— Begin Supplied material —

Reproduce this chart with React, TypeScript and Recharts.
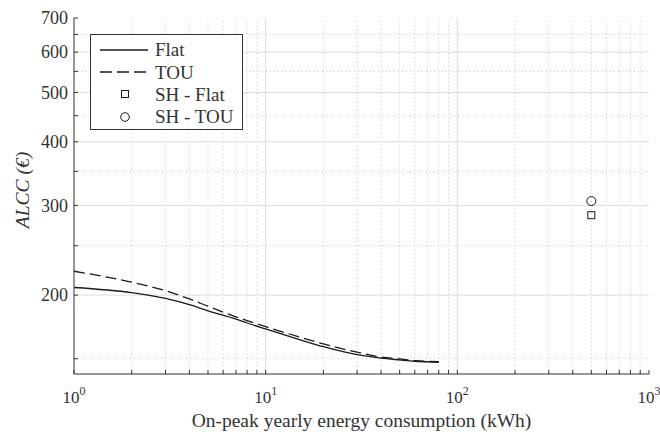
import React from 'react';
import { ComposedChart, Line, Scatter, XAxis, YAxis, ReferenceLine, Legend } from 'recharts';

// ---- data ----
const xValues = [1, 2, 3, 4, 5, 7, 8, 10, 15, 20, 30, 40, 50, 60, 80];
const flatValues = [207.0, 202.2, 197.0, 191.5, 186.3, 179.5, 176.3, 171.6, 163.6, 158.4, 152.8, 150.4, 149.2, 148.3, 147.6];
const touValues = [222.8, 212.0, 204.0, 196.6, 190.2, 181.3, 178.2, 173.4, 165.5, 160.4, 154.5, 151.2, 149.9, 148.7, 148.1];

const shX = [500];
const shFlatValues = [287];
const shTouValues = [306];

const xTicks = [1, 2, 3, 4, 5, 6, 7, 8, 9, 10, 20, 30, 40, 50, 60, 70, 80, 90, 100, 200, 300, 400, 500, 600, 700, 800, 900, 1000];
const xMajor = [1, 10, 100, 1000];
const yTicks = [150, 200, 250, 300, 350, 400, 450, 500, 550, 600, 650, 700];
const yLabels = [200, 300, 400, 500, 600, 700];

const xAxisTitle = 'On-peak yearly energy consumption (kWh)';
const yAxisTitle = 'ALCC (€)';
const seriesNames = ['Flat', 'TOU', 'SH - Flat', 'SH - TOU'];

const flatData = xValues.map((x, i) => ({ x, y: flatValues[i] }));
const touData = xValues.map((x, i) => ({ x, y: touValues[i] }));
const shFlatData = shX.map((x, i) => ({ x, y: shFlatValues[i] }));
const shTouData = shX.map((x, i) => ({ x, y: shTouValues[i] }));

const FONT = 'Liberation Serif, DejaVu Serif, serif';
const AXIS = '#333';
const TEXT = '#333';
const LINE = '#1a1a1a';
const GRID_MAJOR = '#dcdcdc';
const GRID_MINOR = '#c8c8c8';

const txt = (size: number, italic = false): React.CSSProperties => ({
  fontFamily: FONT,
  fontSize: size,
  fontStyle: italic ? 'italic' : 'normal',
  fill: TEXT,
});

const BottomTick = (props: any) => {
  const { x, y, payload } = props;
  const v = payload.value;
  const major = xMajor.includes(v);
  const exp = Math.round(Math.log10(v));
  return (
    <g>
      <line x1={x} y1={y} x2={x} y2={y - 4} stroke={AXIS} strokeWidth={1} />
      {major && (
        <text x={x} y={y + 29} textAnchor="middle" style={txt(17)}>
          10<tspan dy={-8} style={{ fontSize: 12 }}>{exp}</tspan>
        </text>
      )}
    </g>
  );
};

const TopTick = (props: any) => {
  const { x, y } = props;
  return <line x1={x} y1={y} x2={x} y2={y + 4} stroke={AXIS} strokeWidth={1} />;
};

const LeftTick = (props: any) => {
  const { x, y, payload } = props;
  const v = payload.value;
  return (
    <g>
      <line x1={x} y1={y} x2={x + 4} y2={y} stroke={AXIS} strokeWidth={1} />
      {yLabels.includes(v) && (
        <text x={x - 6} y={y} dy="0.35em" textAnchor="end" style={txt(18)}>
          {v}
        </text>
      )}
    </g>
  );
};

const RightTick = (props: any) => {
  const { x, y } = props;
  return <line x1={x} y1={y} x2={x - 4} y2={y} stroke={AXIS} strokeWidth={1} />;
};

const LegendBox = () => (
  <svg width={153} height={96} style={{ display: 'block' }}>
    <rect x={0.5} y={0.5} width={152} height={95} fill="#fff" stroke={AXIS} strokeWidth={1} />
    <line x1={10} y1={16} x2={58} y2={16} stroke={LINE} strokeWidth={1.3} />
    <text x={65} y={22} style={txt(19)}>{seriesNames[0]}</text>
    <line x1={10} y1={38} x2={58} y2={38} stroke={LINE} strokeWidth={1.3} strokeDasharray="12 5" />
    <text x={65} y={45} style={txt(19)}>{seriesNames[1]}</text>
    <rect x={31.5} y={56.5} width={7} height={7} fill="none" stroke={LINE} strokeWidth={1} />
    <text x={65} y={67} style={txt(19)}>{seriesNames[2]}</text>
    <circle cx={35} cy={83} r={4.3} fill="none" stroke={LINE} strokeWidth={1} />
    <text x={65} y={89} style={txt(19)}>{seriesNames[3]}</text>
  </svg>
);

const SquareShape = (p: any) => (
  <rect x={p.cx - 3.5} y={p.cy - 3.5} width={7} height={7} fill="none" stroke={LINE} strokeWidth={1} />
);
const CircleShape = (p: any) => (
  <circle cx={p.cx} cy={p.cy} r={4.5} fill="none" stroke={LINE} strokeWidth={1} />
);

export default function App() {
  const xMinor = xTicks.filter((v) => !xMajor.includes(v));
  const yMajorGrid = yLabels.filter((v) => v !== 700);
  const yMinorGrid = yTicks.filter((v) => !yLabels.includes(v));
  return (
    <div style={{ position: 'absolute', left: 0, top: 0, width: 660, height: 434, background: '#fff' }}>
      <ComposedChart width={660} height={434} margin={{ top: 18, right: 11, left: 0, bottom: 0 }}>
        <XAxis
          xAxisId={0}
          dataKey="x"
          type="number"
          scale="log"
          domain={[1, 1000]}
          allowDataOverflow
          ticks={xTicks}
          interval={0}
          height={60}
          tickSize={0}
          tickMargin={0}
          tickLine={false}
          tick={<BottomTick />}
          axisLine={{ stroke: AXIS, strokeWidth: 1 }}
          label={{
            content: () => (
              <text x={(74 + 649) / 2} y={427} textAnchor="middle" style={txt(19.5)}>
                {xAxisTitle}
              </text>
            ),
          }}
        />
        <XAxis
          xAxisId="top"
          orientation="top"
          dataKey="x"
          type="number"
          scale="log"
          domain={[1, 1000]}
          allowDataOverflow
          ticks={xTicks}
          interval={0}
          height={0}
          tickSize={0}
          tickMargin={0}
          tickLine={false}
          tick={<TopTick />}
          axisLine={{ stroke: AXIS, strokeWidth: 1 }}
        />
        <YAxis
          yAxisId={0}
          dataKey="y"
          type="number"
          scale="log"
          domain={[140, 700]}
          allowDataOverflow
          ticks={yTicks}
          interval={0}
          width={74}
          tickSize={0}
          tickMargin={0}
          tickLine={false}
          tick={<LeftTick />}
          axisLine={{ stroke: AXIS, strokeWidth: 1 }}
          label={{
            content: () => (
              <text x={29} y={190} transform="rotate(-90 29 190)" textAnchor="middle" style={txt(19.5, true)}>
                {yAxisTitle}
              </text>
            ),
          }}
        />
        <YAxis
          yAxisId="right"
          orientation="right"
          dataKey="y"
          type="number"
          scale="log"
          domain={[140, 700]}
          allowDataOverflow
          ticks={yTicks}
          interval={0}
          width={0}
          tickSize={0}
          tickMargin={0}
          tickLine={false}
          tick={<RightTick />}
          axisLine={{ stroke: AXIS, strokeWidth: 1 }}
        />

        {xMinor.map((v) => (
          <ReferenceLine key={'xm' + v} x={v} xAxisId={0} yAxisId={0} stroke={GRID_MINOR} strokeWidth={1} strokeDasharray="1 3" />
        ))}
        {[10, 100].map((v) => (
          <ReferenceLine key={'xM' + v} x={v} xAxisId={0} yAxisId={0} stroke={GRID_MAJOR} strokeWidth={1} />
        ))}
        {yMinorGrid.map((v) => (
          <ReferenceLine key={'ym' + v} y={v} xAxisId={0} yAxisId={0} stroke={GRID_MINOR} strokeWidth={1} strokeDasharray="1 3" />
        ))}
        {yMajorGrid.map((v) => (
          <ReferenceLine key={'yM' + v} y={v} xAxisId={0} yAxisId={0} stroke={GRID_MAJOR} strokeWidth={1} />
        ))}

        <Line
          data={flatData}
          dataKey="y"
          name={seriesNames[0]}
          type="monotone"
          stroke={LINE}
          strokeWidth={1.3}
          dot={false}
          activeDot={false}
          isAnimationActive={false}
        />
        <Line
          data={touData}
          dataKey="y"
          name={seriesNames[1]}
          type="monotone"
          stroke={LINE}
          strokeWidth={1.3}
          strokeDasharray="11 5"
          dot={false}
          activeDot={false}
          isAnimationActive={false}
        />
        <Scatter data={shFlatData} dataKey="y" name={seriesNames[2]} shape={SquareShape} isAnimationActive={false} />
        <Scatter data={shTouData} dataKey="y" name={seriesNames[3]} shape={CircleShape} isAnimationActive={false} />

        <Legend
          layout="vertical"
          align="center"
          verticalAlign="middle"
          content={() => <LegendBox />}
          wrapperStyle={{ left: 90, top: 34, width: 153, height: 96 }}
        />
      </ComposedChart>
    </div>
  );
}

— End Supplied material —

(Requirement):
Return nothing but the lines running from the start of the data to the line with "const shTouData = shX.map((x, i)", please, both ends included and no pictures.

(Response):
Reproduce this chart with React, TypeScript and Recharts.
import React from 'react';
import { ComposedChart, Line, Scatter, XAxis, YAxis, ReferenceLine, Legend } from 'recharts';

// ---- data ----
const xValues = [1, 2, 3, 4, 5, 7, 8, 10, 15, 20, 30, 40, 50, 60, 80];
const flatValues = [207.0, 202.2, 197.0, 191.5, 186.3, 179.5, 176.3, 171.6, 163.6, 158.4, 152.8, 150.4, 149.2, 148.3, 147.6];
const touValues = [222.8, 212.0, 204.0, 196.6, 190.2, 181.3, 178.2, 173.4, 165.5, 160.4, 154.5, 151.2, 149.9, 148.7, 148.1];

const shX = [500];
const shFlatValues = [287];
const shTouValues = [306];

const xTicks = [1, 2, 3, 4, 5, 6, 7, 8, 9, 10, 20, 30, 40, 50, 60, 70, 80, 90, 100, 200, 300, 400, 500, 600, 700, 800, 900, 1000];
const xMajor = [1, 10, 100, 1000];
const yTicks = [150, 200, 250, 300, 350, 400, 450, 500, 550, 600, 650, 700];
const yLabels = [200, 300, 400, 500, 600, 700];

const xAxisTitle = 'On-peak yearly energy consumption (kWh)';
const yAxisTitle = 'ALCC (€)';
const seriesNames = ['Flat', 'TOU', 'SH - Flat', 'SH - TOU'];

const flatData = xValues.map((x, i) => ({ x, y: flatValues[i] }));
const touData = xValues.map((x, i) => ({ x, y: touValues[i] }));
const shFlatData = shX.map((x, i) => ({ x, y: shFlatValues[i] }));
const shTouData = shX.map((x, i) => ({ x, y: shTouValues[i] }));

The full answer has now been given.